__WHAT YOU SHOULD DO__
Please print exactly the lines below, from the start of the material up to and including the line with "const BK_STARS = ['60 Watts', '80 Watts'];", but none of the pictures.
◆ ◆ ◆
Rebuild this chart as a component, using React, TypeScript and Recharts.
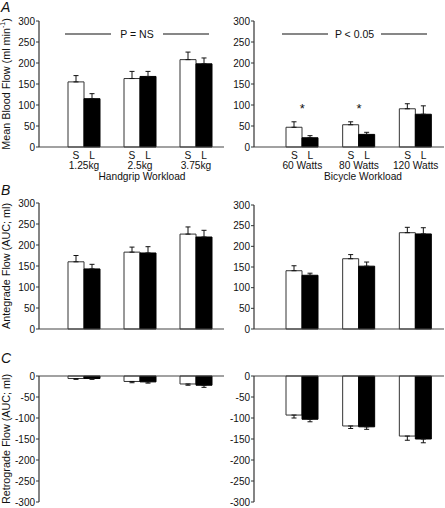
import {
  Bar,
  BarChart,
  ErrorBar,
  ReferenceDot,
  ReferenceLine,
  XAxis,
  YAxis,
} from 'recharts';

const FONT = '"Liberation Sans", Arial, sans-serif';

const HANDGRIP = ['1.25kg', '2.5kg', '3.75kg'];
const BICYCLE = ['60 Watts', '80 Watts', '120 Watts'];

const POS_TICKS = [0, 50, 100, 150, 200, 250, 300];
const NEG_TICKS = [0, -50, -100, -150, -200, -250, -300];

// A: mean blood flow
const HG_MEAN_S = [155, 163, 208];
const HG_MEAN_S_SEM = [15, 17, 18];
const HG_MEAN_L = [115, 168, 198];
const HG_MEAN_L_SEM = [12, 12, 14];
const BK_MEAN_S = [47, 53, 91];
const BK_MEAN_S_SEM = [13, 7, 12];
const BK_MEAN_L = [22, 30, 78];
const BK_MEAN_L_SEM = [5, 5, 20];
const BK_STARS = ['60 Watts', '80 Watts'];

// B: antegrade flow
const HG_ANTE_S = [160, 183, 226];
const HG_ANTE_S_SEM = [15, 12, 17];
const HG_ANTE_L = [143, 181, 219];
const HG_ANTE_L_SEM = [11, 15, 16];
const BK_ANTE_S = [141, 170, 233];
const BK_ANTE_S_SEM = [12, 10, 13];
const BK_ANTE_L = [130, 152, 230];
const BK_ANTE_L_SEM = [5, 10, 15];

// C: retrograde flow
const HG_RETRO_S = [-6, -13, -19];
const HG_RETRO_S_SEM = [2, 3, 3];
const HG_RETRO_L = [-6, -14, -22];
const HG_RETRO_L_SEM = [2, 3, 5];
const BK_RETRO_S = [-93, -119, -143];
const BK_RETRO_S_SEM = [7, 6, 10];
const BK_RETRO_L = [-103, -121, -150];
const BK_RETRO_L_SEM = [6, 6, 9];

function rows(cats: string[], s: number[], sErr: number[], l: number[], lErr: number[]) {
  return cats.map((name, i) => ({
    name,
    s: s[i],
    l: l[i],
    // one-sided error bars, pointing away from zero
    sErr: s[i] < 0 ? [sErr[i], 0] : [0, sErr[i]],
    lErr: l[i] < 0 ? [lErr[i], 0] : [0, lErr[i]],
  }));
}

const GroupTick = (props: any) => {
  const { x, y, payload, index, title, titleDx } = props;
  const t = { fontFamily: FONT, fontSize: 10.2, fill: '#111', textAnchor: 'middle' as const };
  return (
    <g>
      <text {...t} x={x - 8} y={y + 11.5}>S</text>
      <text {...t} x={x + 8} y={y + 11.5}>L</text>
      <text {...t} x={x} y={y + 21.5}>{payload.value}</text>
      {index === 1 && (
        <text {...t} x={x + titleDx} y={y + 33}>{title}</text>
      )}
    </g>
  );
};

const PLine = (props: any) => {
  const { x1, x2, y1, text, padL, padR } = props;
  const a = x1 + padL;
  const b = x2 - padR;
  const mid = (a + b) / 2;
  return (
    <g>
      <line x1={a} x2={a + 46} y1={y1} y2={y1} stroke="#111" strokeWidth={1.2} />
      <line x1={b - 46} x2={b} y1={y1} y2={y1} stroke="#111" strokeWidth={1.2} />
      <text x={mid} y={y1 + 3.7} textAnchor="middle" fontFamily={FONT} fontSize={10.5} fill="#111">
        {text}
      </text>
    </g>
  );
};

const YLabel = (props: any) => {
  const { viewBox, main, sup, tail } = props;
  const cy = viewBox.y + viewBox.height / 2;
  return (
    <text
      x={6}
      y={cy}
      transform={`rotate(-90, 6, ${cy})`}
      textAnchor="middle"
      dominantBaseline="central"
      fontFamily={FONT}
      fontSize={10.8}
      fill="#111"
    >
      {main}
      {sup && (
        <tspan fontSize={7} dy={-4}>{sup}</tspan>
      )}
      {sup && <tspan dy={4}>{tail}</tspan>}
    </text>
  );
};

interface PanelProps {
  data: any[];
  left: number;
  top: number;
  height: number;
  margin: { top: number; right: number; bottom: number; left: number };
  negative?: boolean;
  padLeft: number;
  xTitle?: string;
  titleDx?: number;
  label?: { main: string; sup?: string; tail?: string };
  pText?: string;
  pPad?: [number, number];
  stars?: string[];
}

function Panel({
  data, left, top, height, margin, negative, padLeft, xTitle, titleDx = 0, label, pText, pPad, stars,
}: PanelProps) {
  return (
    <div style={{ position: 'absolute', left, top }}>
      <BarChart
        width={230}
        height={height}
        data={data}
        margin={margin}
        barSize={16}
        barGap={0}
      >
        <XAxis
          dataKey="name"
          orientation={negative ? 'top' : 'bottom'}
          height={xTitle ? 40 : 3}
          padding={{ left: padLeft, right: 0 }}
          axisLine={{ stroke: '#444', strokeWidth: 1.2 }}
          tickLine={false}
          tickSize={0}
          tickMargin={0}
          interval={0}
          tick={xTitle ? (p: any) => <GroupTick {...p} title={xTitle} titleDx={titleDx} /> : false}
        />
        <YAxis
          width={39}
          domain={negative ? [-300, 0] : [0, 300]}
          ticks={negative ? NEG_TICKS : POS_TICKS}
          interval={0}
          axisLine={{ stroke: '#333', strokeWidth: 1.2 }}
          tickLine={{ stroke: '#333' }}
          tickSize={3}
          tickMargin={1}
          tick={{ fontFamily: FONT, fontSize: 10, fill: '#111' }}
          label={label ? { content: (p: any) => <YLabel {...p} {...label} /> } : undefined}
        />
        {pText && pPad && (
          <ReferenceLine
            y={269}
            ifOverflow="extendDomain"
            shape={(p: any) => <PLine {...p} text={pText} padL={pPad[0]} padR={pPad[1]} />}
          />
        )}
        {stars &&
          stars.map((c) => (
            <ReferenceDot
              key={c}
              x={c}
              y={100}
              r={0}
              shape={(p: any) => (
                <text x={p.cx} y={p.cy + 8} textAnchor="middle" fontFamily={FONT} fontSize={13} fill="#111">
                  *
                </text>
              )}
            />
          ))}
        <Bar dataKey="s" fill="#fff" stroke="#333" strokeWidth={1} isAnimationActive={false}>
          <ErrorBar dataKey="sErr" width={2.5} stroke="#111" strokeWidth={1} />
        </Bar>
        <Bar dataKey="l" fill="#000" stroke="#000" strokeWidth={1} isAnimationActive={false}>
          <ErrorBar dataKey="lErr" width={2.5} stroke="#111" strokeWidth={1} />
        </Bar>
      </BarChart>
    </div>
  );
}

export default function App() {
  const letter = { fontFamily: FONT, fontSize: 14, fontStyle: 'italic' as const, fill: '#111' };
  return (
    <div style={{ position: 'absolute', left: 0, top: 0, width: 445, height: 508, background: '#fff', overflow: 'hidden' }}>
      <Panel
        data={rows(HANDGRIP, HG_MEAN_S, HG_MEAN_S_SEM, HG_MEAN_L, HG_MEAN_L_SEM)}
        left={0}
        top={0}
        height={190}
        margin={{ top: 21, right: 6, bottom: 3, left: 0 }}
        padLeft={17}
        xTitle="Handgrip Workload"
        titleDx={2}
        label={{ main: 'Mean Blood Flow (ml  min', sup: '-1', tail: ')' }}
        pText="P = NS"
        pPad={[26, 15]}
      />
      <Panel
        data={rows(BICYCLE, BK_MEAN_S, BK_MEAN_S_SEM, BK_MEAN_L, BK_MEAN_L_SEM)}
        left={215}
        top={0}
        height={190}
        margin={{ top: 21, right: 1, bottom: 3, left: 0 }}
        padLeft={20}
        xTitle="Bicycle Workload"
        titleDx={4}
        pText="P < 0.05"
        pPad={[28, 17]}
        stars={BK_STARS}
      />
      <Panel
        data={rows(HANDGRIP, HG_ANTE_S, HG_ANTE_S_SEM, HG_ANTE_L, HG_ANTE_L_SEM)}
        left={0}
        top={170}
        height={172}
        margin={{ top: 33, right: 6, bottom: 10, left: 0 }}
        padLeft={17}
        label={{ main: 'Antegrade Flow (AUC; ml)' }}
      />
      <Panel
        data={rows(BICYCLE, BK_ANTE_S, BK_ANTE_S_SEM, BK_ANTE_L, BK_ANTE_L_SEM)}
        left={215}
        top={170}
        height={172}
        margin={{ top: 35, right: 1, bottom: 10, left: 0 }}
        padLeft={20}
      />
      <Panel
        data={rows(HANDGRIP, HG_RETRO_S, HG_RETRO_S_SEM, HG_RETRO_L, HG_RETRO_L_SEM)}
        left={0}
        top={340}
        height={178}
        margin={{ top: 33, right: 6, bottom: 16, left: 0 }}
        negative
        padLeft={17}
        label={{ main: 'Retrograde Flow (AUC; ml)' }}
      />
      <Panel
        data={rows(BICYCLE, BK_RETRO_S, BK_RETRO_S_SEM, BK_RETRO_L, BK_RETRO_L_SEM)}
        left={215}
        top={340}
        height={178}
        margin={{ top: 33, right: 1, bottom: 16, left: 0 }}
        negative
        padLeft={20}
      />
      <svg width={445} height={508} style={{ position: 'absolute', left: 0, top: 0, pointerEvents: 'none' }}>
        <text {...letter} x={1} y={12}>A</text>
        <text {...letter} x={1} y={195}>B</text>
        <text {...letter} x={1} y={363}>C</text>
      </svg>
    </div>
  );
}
◆ ◆ ◆
__SOLUTION FOR THIS EXERCISE__
Rebuild this chart as a component, using React, TypeScript and Recharts.
import {
  Bar,
  BarChart,
  ErrorBar,
  ReferenceDot,
  ReferenceLine,
  XAxis,
  YAxis,
} from 'recharts';

const FONT = '"Liberation Sans", Arial, sans-serif';

const HANDGRIP = ['1.25kg', '2.5kg', '3.75kg'];
const BICYCLE = ['60 Watts', '80 Watts', '120 Watts'];

const POS_TICKS = [0, 50, 100, 150, 200, 250, 300];
const NEG_TICKS = [0, -50, -100, -150, -200, -250, -300];

// A: mean blood flow
const HG_MEAN_S = [155, 163, 208];
const HG_MEAN_S_SEM = [15, 17, 18];
const HG_MEAN_L = [115, 168, 198];
const HG_MEAN_L_SEM = [12, 12, 14];
const BK_MEAN_S = [47, 53, 91];
const BK_MEAN_S_SEM = [13, 7, 12];
const BK_MEAN_L = [22, 30, 78];
const BK_MEAN_L_SEM = [5, 5, 20];
const BK_STARS = ['60 Watts', '80 Watts'];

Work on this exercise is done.